** START **

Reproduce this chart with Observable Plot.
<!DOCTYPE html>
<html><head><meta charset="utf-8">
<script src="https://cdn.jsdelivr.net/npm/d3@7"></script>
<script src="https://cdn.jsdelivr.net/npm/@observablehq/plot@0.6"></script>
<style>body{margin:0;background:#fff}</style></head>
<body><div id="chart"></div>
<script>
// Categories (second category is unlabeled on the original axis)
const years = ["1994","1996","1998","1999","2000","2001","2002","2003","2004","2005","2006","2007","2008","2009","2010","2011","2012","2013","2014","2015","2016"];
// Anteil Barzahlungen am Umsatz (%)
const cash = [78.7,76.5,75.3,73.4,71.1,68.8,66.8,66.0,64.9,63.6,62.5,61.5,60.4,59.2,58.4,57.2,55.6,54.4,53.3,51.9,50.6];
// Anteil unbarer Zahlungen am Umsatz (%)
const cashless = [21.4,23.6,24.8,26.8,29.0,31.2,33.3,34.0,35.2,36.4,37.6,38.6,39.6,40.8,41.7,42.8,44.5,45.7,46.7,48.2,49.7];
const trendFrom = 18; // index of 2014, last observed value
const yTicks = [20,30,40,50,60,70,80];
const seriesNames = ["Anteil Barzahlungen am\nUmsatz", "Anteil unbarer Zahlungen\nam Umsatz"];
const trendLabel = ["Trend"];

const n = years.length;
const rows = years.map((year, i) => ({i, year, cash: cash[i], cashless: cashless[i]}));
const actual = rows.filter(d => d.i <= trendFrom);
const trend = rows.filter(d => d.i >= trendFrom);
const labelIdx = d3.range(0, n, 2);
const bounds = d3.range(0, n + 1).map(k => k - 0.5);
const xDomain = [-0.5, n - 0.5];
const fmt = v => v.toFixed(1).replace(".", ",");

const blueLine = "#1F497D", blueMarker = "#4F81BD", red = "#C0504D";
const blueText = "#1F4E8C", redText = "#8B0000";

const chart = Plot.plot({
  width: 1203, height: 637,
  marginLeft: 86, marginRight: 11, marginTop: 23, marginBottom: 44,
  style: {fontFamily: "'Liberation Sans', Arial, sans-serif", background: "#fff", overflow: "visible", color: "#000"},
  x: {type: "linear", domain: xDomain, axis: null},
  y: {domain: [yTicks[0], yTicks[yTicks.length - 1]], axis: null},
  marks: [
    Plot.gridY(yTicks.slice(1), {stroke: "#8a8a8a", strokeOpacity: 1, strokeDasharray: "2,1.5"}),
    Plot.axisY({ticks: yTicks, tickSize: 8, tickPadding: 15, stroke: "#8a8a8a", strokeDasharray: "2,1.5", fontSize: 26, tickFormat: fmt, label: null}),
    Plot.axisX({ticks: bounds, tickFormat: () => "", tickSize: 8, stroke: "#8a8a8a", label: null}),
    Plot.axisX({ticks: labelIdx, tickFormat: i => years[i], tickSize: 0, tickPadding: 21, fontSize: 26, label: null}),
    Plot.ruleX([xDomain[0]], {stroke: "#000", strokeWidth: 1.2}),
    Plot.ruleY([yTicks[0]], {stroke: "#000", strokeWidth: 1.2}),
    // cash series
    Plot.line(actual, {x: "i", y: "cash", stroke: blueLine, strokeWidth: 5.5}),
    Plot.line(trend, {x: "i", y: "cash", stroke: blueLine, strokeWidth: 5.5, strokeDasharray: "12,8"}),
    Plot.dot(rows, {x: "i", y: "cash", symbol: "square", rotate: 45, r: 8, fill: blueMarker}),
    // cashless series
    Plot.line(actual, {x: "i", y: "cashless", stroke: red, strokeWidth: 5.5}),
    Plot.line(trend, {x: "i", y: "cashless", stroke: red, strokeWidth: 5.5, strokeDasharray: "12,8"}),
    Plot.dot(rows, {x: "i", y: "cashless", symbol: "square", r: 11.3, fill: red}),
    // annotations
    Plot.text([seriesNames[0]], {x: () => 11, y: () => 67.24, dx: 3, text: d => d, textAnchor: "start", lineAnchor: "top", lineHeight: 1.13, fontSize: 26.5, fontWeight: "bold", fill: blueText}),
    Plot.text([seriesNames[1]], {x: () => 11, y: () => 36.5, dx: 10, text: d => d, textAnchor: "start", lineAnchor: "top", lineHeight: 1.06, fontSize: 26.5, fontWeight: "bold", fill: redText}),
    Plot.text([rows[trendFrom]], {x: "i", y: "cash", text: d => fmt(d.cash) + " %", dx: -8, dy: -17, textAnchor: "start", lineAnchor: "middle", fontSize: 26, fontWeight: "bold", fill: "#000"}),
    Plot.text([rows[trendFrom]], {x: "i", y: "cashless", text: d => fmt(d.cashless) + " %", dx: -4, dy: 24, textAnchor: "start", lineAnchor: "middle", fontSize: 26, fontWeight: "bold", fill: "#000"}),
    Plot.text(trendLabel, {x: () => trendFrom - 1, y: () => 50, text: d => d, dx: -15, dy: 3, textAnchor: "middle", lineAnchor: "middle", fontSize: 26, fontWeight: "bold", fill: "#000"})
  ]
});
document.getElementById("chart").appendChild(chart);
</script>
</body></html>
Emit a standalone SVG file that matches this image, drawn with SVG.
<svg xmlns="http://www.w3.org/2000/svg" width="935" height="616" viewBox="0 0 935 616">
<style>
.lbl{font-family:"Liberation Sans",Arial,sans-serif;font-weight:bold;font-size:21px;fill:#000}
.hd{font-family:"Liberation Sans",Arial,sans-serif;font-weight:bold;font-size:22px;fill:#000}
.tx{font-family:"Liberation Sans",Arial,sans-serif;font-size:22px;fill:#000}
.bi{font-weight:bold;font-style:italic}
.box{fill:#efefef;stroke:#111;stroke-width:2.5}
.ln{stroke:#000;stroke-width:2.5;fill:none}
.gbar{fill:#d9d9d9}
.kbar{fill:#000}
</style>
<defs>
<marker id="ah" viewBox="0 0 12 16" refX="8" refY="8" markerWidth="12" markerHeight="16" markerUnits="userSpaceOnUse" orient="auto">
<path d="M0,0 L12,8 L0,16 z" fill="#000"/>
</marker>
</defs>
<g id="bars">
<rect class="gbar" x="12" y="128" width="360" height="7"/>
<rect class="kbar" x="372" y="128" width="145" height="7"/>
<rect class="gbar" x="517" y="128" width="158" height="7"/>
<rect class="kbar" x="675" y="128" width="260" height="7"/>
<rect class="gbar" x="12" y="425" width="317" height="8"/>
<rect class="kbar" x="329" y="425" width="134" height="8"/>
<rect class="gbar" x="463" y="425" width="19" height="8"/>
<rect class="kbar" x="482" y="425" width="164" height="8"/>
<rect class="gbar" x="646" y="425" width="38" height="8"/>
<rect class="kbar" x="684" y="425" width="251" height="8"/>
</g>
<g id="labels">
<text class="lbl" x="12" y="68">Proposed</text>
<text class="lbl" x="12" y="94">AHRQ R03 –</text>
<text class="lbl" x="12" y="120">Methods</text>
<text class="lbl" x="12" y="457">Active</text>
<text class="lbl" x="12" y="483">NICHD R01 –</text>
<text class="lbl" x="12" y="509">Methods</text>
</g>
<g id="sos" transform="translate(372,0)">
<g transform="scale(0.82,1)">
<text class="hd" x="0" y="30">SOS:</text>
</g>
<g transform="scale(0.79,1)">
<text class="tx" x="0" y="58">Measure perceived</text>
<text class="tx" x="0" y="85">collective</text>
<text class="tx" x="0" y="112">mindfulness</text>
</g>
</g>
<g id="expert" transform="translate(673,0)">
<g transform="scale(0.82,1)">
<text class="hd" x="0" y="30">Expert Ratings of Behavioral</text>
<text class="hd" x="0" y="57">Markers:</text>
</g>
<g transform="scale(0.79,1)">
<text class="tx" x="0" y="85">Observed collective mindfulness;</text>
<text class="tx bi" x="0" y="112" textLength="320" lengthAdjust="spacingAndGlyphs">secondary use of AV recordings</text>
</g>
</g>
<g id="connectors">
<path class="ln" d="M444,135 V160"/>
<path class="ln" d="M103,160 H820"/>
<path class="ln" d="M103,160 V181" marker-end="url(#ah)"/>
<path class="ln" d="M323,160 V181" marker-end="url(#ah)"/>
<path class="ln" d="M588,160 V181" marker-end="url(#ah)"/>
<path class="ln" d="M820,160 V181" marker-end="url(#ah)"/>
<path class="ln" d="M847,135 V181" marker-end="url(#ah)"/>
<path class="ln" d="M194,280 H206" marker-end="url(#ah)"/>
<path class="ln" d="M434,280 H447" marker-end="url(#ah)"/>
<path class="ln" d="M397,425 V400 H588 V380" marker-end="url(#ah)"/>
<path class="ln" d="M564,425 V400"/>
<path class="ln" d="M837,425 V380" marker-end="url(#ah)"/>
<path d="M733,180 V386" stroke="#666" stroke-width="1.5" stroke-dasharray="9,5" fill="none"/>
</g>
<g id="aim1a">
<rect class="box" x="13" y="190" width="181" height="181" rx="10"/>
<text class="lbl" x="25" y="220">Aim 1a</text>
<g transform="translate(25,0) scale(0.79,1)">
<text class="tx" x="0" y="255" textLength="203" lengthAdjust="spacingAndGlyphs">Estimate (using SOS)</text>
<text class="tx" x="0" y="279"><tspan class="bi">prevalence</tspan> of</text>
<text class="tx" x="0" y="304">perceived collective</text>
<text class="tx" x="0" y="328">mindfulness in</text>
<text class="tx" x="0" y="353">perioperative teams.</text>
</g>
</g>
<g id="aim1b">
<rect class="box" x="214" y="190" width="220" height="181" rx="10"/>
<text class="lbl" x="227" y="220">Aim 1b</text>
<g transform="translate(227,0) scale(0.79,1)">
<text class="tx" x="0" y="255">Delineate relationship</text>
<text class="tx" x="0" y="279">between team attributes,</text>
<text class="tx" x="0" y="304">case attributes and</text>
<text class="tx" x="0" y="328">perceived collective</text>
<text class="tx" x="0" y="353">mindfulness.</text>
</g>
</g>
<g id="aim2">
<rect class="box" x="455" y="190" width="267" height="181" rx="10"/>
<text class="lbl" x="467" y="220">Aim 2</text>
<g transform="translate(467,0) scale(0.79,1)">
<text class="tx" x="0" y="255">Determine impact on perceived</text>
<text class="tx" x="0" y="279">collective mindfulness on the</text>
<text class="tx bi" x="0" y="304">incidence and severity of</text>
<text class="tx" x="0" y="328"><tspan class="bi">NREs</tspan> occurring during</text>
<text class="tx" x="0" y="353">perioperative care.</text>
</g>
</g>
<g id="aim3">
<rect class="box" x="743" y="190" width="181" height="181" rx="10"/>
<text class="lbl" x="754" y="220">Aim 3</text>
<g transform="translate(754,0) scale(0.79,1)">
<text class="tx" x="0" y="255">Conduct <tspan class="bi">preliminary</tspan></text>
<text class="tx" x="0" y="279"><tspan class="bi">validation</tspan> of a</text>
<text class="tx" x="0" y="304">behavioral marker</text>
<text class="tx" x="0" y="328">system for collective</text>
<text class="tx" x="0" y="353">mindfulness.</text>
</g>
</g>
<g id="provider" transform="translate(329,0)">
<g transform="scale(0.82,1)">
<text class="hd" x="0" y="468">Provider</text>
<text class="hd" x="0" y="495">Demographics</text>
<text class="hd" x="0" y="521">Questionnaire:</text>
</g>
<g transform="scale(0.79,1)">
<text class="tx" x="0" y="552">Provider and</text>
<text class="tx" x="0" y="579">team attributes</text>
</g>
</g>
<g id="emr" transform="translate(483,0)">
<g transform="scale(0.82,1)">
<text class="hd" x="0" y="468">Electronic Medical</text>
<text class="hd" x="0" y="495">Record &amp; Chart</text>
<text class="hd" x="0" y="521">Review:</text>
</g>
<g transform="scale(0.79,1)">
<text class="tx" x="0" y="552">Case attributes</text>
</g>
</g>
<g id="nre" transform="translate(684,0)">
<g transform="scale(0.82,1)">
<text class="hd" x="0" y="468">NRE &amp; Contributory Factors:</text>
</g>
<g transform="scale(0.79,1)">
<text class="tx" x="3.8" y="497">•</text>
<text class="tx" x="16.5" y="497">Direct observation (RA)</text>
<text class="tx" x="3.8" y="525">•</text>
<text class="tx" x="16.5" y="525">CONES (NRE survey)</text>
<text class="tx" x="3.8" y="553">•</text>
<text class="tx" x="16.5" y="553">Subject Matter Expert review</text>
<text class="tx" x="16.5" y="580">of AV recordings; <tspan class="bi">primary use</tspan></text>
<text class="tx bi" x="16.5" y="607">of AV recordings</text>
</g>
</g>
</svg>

** END **

Stated task:
Extract all lines that hold the word "with".

Solution below:
Reproduce this chart with Observable Plot.
Emit a standalone SVG file that matches this image, drawn with SVG.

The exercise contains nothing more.